Als Gruppe machten wir uns auf den Weg in die Lothringerstraße 107, um den Stolperstein für Hermann Levy zu verlegen. Dort hatte dieser einst mit seinen drei Kindern und seiner Frau gewohnt, bevor die Judendeportation auch in Aachen begann. Besonders beeindruckend war die Anwesenheit seines Sohnes Rolf Levy, der der gesamten Stolpersteinverlegung beiwohnte. Gerührt von der Aufmerksamkeit, die man seiner Familie und ihren fürchterlichen Erlebnissen schenkte, gab er ein beeindruckendes Interview und bedankte sich bei uns für unser Engagement.

[…]

Wie haben wir recherchiert?

[…] Unsere wichtigste Quelle war neben den Gesprächen mit Rolf Levy das Heft „Die Juden in Haaren“ von Eduard Beyer. Die dort entnommenen Fakten haben wir ergänzt und überprüft anhand weiterer im Literaturverzeichnis aufgeführter Bücher, Hefte und Artikel über Aachen in der Zeit des Nationalsozialismus, insbesondere mit Hilfe der ausführlichen zweibändigen Dokumentation „Von der Emanzipation bis zum Holocaust. Die Israelitische Synagogengemeinde zu Aachen 1801 – 1942“ von Herbert Lepper.

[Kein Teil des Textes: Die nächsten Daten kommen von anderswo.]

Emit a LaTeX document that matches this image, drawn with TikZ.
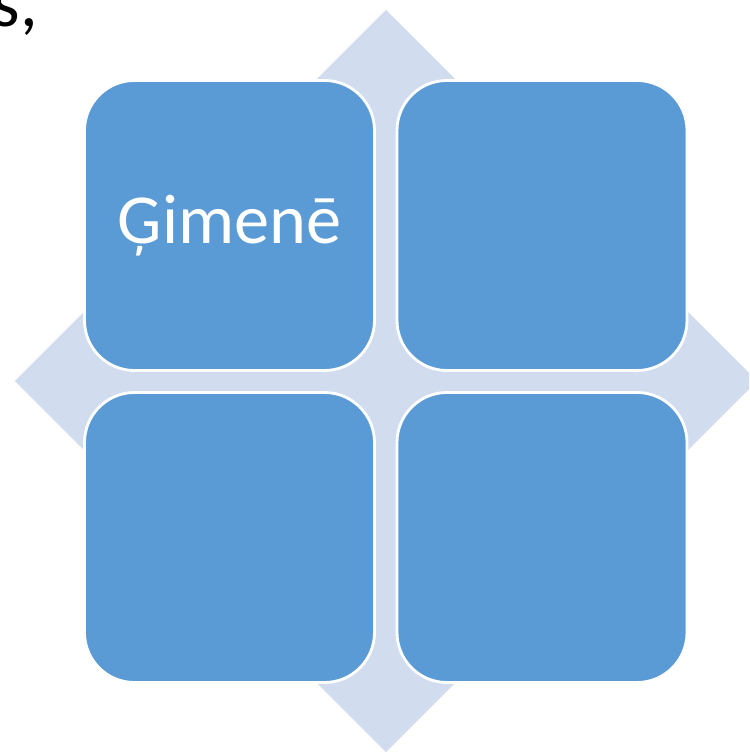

Fehlende Informationen zu Umzügen und Adressänderungen haben wir im Stadtarchiv in den Adressbüchern aus den 30er und 40er Jahren aufgesucht. Weitere Informationen zu den genauen Deportationsdaten und –wegen fanden sich auf verschiedenen Internetseiten, wo wir insbesondere für Hermann Levy den Deportationsweg über die Internierungslager St. Cyprien, Récébédou, Nexon und Gurs zum Convoi 50 von Drancy nach Sobibor am 4.März 1943 rekonstruieren konnten.

Insgesamt wurde deutlich, dass einerseits viele akribisch geführte Listen erhalten sind, dass es aber andererseits sehr schwierig ist die einzelnen Informationen zusammenzufügen.